Ultimately the Outrage I Find Can Not Sustain Itself
I am not without pettiness. Part of me reads the story of the falling-out between Christian Gomez and D.C. United, and I want to be incensed at Christian for not showing enough loyalty to come back at the terms United offered. The terms offered were decent -- $300K to $350K per year in cap space. Gomez wanted $500K a year which meant $400K in cap space. You can look at that and say "Hey, that's a difference of only $100K under the cap at most, why not? He has earned it, and the money above the cap is fairly nominal for a Designated Player." But, of course, it would have meant abandoning the opportunity of pursuing another Designated Player, and United judged the opportunity cost as too high. In which case you're thinking "Hey, it's few hundred thousand to stay, why can't he come down, work with us here?"
I am sure there are those in their heart of hearts who will feel betrayed by this. Then they will point to Christian's performance, wonder if he ever really could handle the full MLS Season, wonder aloud about his willingness to learn English, and question if he was ever really part of the culture at D.C. United. These people should, of course, be hit in the head with a two-by-four. Christian Gomez is the player who is single-most responsible for bringing home three trophies: Two Supporter's Shields and one MLS Cup. He's the link among the three successful (as in silverware winning) campaigns between 2004 and 2007. He may not have communicated in the locker-room, but he communicated plenty on the field. As for the English thing, I offer you the following joke:
Q: What's the difference between Christan Gomez and Alexi Lalas speaking English?
A: You can at least translate Christian Gomez sensibly.
So ultimately there was a difference of opinion, and Christian wants to go. Fine. He will be missed. If there is a sadness, it is that Christian will not play enough in a United uniform to truly become one of the great legends of United, a Marco Etcheverry, a Jaime Moreno. Instead he'll be one tier down in that list of great players who spent some time here, but didn't define the organization by their presence (John Harkes, Raul Diaz Arce, Eddie Pope). A Great, not a Legend.
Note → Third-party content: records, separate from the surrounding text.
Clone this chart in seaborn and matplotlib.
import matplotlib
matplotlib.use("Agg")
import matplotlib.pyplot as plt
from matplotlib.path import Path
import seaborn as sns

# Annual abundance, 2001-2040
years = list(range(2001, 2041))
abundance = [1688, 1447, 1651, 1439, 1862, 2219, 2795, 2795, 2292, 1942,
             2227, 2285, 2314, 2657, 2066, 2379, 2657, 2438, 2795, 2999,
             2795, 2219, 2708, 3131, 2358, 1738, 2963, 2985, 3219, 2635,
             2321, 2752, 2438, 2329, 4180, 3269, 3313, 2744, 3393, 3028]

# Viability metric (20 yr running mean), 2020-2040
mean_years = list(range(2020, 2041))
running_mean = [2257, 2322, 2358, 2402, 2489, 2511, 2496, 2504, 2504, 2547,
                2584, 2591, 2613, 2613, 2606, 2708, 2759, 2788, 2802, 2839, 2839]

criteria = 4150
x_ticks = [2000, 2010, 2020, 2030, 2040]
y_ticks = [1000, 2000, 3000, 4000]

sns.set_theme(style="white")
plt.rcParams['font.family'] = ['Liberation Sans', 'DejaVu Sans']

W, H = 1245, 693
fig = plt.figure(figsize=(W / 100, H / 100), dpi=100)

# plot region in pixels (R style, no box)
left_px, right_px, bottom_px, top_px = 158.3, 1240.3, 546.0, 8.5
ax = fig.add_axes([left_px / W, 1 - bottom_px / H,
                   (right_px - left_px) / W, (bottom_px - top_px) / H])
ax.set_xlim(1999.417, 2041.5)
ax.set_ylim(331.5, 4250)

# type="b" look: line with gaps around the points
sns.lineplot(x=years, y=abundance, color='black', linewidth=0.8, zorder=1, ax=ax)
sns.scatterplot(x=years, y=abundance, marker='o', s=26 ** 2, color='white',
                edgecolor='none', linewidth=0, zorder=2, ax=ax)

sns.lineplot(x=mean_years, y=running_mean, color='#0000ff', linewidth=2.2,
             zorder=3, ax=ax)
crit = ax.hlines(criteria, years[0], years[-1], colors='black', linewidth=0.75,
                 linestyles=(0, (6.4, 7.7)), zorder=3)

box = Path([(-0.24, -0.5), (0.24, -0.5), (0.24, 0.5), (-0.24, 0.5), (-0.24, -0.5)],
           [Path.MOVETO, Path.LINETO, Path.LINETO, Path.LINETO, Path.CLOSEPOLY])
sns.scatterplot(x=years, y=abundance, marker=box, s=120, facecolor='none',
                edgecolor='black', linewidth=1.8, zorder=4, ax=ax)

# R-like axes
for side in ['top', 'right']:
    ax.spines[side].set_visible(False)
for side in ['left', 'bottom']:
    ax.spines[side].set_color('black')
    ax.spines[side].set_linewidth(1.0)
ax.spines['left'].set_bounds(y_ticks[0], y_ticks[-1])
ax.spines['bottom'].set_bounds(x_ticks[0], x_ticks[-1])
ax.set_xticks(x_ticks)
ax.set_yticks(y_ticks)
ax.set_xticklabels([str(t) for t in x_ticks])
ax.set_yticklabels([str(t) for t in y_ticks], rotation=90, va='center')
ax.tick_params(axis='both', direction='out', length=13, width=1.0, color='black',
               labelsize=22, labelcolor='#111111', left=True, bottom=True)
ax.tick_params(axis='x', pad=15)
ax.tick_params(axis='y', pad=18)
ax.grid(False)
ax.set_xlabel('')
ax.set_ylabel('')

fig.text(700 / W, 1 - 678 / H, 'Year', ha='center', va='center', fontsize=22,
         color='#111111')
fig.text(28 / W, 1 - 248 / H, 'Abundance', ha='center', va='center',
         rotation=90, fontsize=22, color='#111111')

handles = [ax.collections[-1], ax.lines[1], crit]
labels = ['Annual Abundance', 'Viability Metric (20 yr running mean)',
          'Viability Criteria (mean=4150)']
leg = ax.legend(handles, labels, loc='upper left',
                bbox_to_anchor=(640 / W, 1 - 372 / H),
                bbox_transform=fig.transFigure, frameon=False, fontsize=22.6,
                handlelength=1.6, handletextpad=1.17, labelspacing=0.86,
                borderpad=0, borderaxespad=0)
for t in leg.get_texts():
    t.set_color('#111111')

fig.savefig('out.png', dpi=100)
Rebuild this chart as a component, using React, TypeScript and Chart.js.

So, no, I can harbor no ill-will with Christian Gomez as for how things ended, no can I get outraged at the front office for not keeping him. There is such a thing as a no-fault divorce, and now both have grown in different directions, apart from each other. It is sad, but short of signing Right Back Hayley Mills and Left Back Hayley Mills, I think reconciliation is unlikely. That's the way it goes sometimes. It's sad, very sad, but it isn't worth outrage. We'll wait for the final word before saying good-bye, but we are waiting.